Here, mirrors have shattered, glasses have fallen without explanation, and people have reported seeing phantoms. One apparition, according to the website Ghostly Activities, “manifests in the Guinness mirror, then disappears, wearing a derby hat. This is a happy spirit soaking in the good vibes” of the lively bar.
Elsewhere in the Market, legend has it that a portly lady barber in the 1950s sang her clients to sleep, then picked their pockets. The sounds of her lullabies are said to still waft about the Market’s walkways at night.
Likewise, Kikisoblu, also known as Princess Angeline, eldest daughter of Chief Seattle, lived out her life in a small cabin on the water below what is now the Market, refusing to leave when the government forced Indigenous people off the land. She is still frequently seen at the Market, some say, though she died in 1896, a decade before it was built.
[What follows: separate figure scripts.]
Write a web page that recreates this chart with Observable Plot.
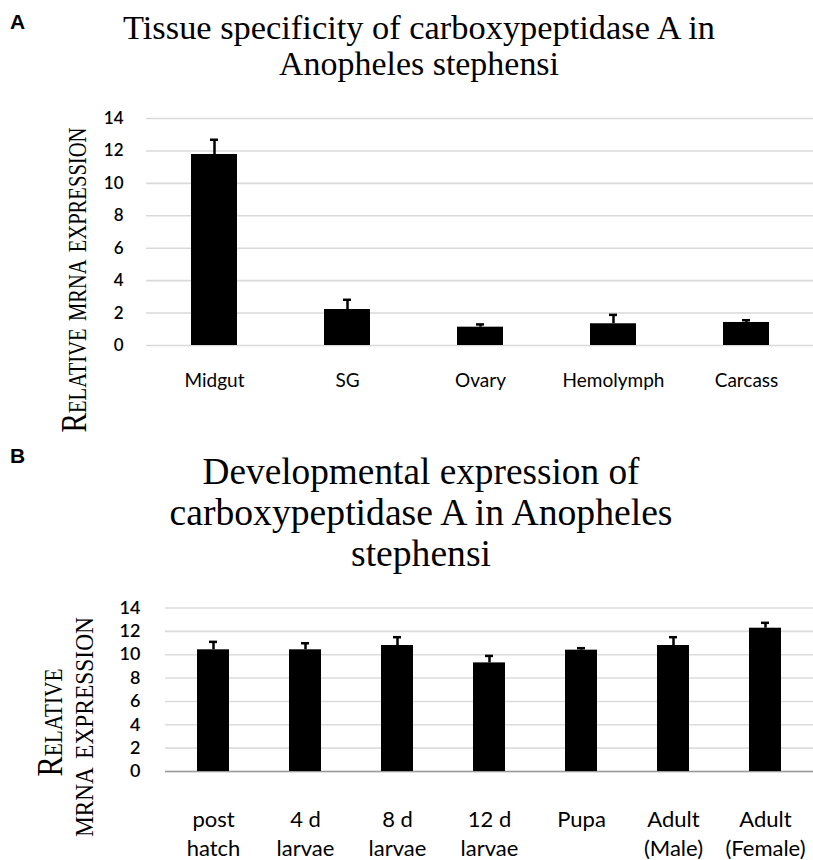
<!DOCTYPE html>
<html><head><meta charset="utf-8">
<script src="https://cdn.jsdelivr.net/npm/d3@7"></script>
<script src="https://cdn.jsdelivr.net/npm/@observablehq/plot@0.6"></script>
<style>
html,body{margin:0;padding:0;background:#fff;}
#fig{position:relative;width:813px;height:860px;overflow:hidden;background:#fff;}
#fig > svg, #fig > figure{position:absolute;left:0;margin:0;}
</style></head><body><div id="fig"></div>
<script>
// ---- data ----
const tissues = ["Midgut", "SG", "Ovary", "Hemolymph", "Carcass"];
const tissueMean = [11.78, 2.22, 1.13, 1.34, 1.42];
const tissueErr = [0.91, 0.60, 0.17, 0.55, 0.14];

const stages = ["post hatch", "4 d larvae", "8 d larvae", "12 d larvae", "Pupa", "Adult (Male)", "Adult (Female)"];
const stageLabels = ["post\nhatch", "4 d\nlarvae", "8 d\nlarvae", "12 d\nlarvae", "Pupa", "Adult\n(Male)", "Adult\n(Female)"];
const stageMean = [10.42, 10.42, 10.79, 9.30, 10.39, 10.79, 12.27];
const stageErr = [0.68, 0.56, 0.71, 0.60, 0.17, 0.71, 0.46];

const yTicks = [0, 2, 4, 6, 8, 10, 12, 14];
const titleA = ["Tissue specificity of carboxypeptidase A in", "Anopheles stephensi"];
const titleB = ["Developmental expression of", "carboxypeptidase A in Anopheles", "stephensi"];
const yTitleA = ["Relative ", "m", "RNA", " expression"];
const yTitleB1 = ["Relative"];
const yTitleB2 = ["m", "RNA", " expression"];

// ---- tables ----
const dataA = tissues.map((t, i) => ({tissue: t, mean: tissueMean[i], hi: tissueMean[i] + tissueErr[i]}));
const dataB = stages.map((s, i) => ({stage: s, mean: stageMean[i], hi: stageMean[i] + stageErr[i]}));

const fig = document.getElementById("fig");
const baseStyle = {fontFamily: "Lato, 'Open Sans', sans-serif", color: "#000", background: "transparent", overflow: "visible"};

const plotA = Plot.plot({
  width: 813, height: 410,
  marginTop: 118, marginBottom: 65, marginLeft: 146, marginRight: 0,
  style: baseStyle,
  x: {domain: tissues, paddingInner: 0.655, paddingOuter: 0.3275},
  y: {domain: [0, 14]},
  marks: [
    Plot.gridY(yTicks, {stroke: "#d9d9d9", strokeOpacity: 1, strokeWidth: 1.6}),
    Plot.axisY(yTicks, {tickSize: 0, tickPadding: 23, fontSize: 17, fontWeight: 600, label: null}),
    Plot.axisX({tickSize: 0, tickPadding: 27.5, fontSize: 19, label: null}),
    Plot.ruleX(dataA, {x: "tissue", y1: "mean", y2: "hi", stroke: "#000", strokeWidth: 2.5}),
    Plot.tickY(dataA, {x: "tissue", y: "hi", stroke: "#000", strokeWidth: 2.5, insetLeft: 19, insetRight: 19}),
    Plot.barY(dataA, {x: "tissue", y: "mean", fill: "#000"})
  ]
});
plotA.style.top = "0px";
fig.appendChild(plotA);

const plotB = Plot.plot({
  width: 813, height: 430,
  marginTop: 177.5, marginBottom: 89, marginLeft: 165, marginRight: 0,
  style: baseStyle,
  x: {domain: stages, paddingInner: 0.65, paddingOuter: 0.325},
  y: {domain: [0, 14]},
  marks: [
    Plot.gridY(yTicks, {stroke: "#dcdcdc", strokeOpacity: 1, strokeWidth: 1.6}),
    Plot.ruleY([0], {stroke: "#9a9a9a", strokeWidth: 1.6}),
    Plot.axisY(yTicks, {tickSize: 0, tickPadding: 25, fontSize: 18, fontWeight: 600, label: null}),
    Plot.axisX({tickSize: 0, tickPadding: 34.4, fontSize: 22, lineHeight: 1.32, label: null,
      tickFormat: d => stageLabels[stages.indexOf(d)]}),
    Plot.ruleX(dataB, {x: "stage", y1: "mean", y2: "hi", stroke: "#000", strokeWidth: 2.5}),
    Plot.tickY(dataB, {x: "stage", y: "hi", stroke: "#000", strokeWidth: 2.5, insetLeft: 12, insetRight: 12}),
    Plot.barY(dataB, {x: "stage", y: "mean", fill: "#000"})
  ]
});
plotB.style.top = "430px";
fig.appendChild(plotB);

// ---- titles and axis titles (overlay) ----
const svg = d3.select(fig).append("svg")
  .attr("width", 813).attr("height", 860).style("top", "0px").style("pointer-events", "none");
const serif = "'Liberation Serif', 'DejaVu Serif', serif";

svg.append("text").attr("x", 10).attr("y", 29).text("A")
  .attr("font-family", "'Liberation Sans', Arial, sans-serif").attr("font-weight", 700).attr("font-size", 21);
svg.append("text").attr("x", 10).attr("y", 463).text("B")
  .attr("font-family", "'Liberation Sans', Arial, sans-serif").attr("font-weight", 700).attr("font-size", 21);

const tA = [{y: 39, len: 592}, {y: 75, len: 280}];
titleA.forEach((s, i) => svg.append("text").text(s)
  .attr("x", 419).attr("y", tA[i].y).attr("text-anchor", "middle")
  .attr("font-family", serif).attr("font-size", 33)
  .attr("textLength", tA[i].len).attr("lengthAdjust", "spacingAndGlyphs"));

const tB = [{y: 484, len: 437}, {y: 525, len: 503}, {y: 566, len: 140}];
titleB.forEach((s, i) => svg.append("text").text(s)
  .attr("x", 421).attr("y", tB[i].y).attr("text-anchor", "middle")
  .attr("font-family", serif).attr("font-size", 37)
  .attr("textLength", tB[i].len).attr("lengthAdjust", "spacingAndGlyphs"));

function yTitle(parts, x, y, len) {
  const t = svg.append("text")
    .attr("transform", `translate(${x},${y}) rotate(-90) scale(1,1.45)`)
    .attr("text-anchor", "middle")
    .attr("font-family", serif).attr("font-size", 25)
    .style("font-variant", "small-caps")
    .attr("textLength", len).attr("lengthAdjust", "spacingAndGlyphs");
  parts.forEach(p => {
    const ts = t.append("tspan").text(p);
    if (p === "RNA") ts.attr("font-size", 17.5).style("font-variant", "normal");
  });
}
yTitle(yTitleA, 86, 280, 305);
yTitle(yTitleB1, 62, 722.5, 108);
yTitle(yTitleB2, 93, 727, 220);
</script>
</body></html>
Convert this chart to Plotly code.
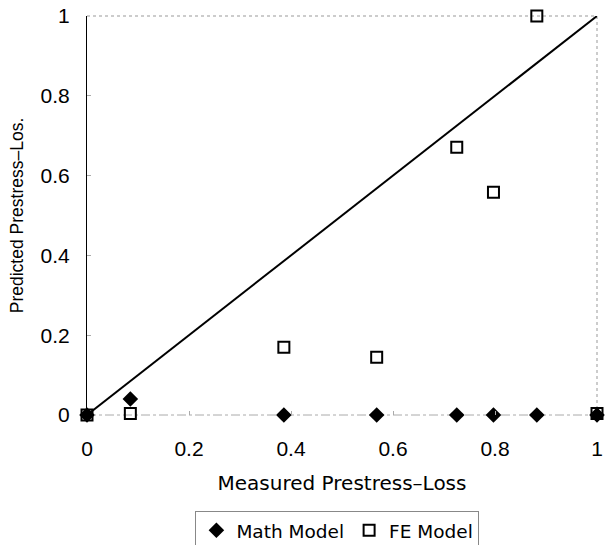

Neil McNeill, an independent paranormal researcher who investigated the Market, said that visitors and workers have described “a small Native American woman moving very slowly.”
“There have been so many reports of people ‘seeing’ her that there has to be something to it,” McNeill said.
For every believer, though, there’s a skeptic.
Back at the Lodge at St. Edward Park, food and beverage manager Kevin King says he can always find a practical explanation for the poltergeists and other supposedly supernatural stories he’s heard from his staff.
“The forks in the ceiling? I wouldn’t put it past some hoodlums to steal the key or somehow sneak in there,” he said. However, he doesn’t discourage the stories. “It’s fun – and our guests love it.”
Even if these folk tales – and personal accounts – of ghosts and spirits are hard, if not impossible, to prove, they are worth retelling. As Halloween, and darker days, lie ahead, they add fun and fascination for those willing to suspend disbelief – and can invite deeper understanding of the people and places that shape our local history.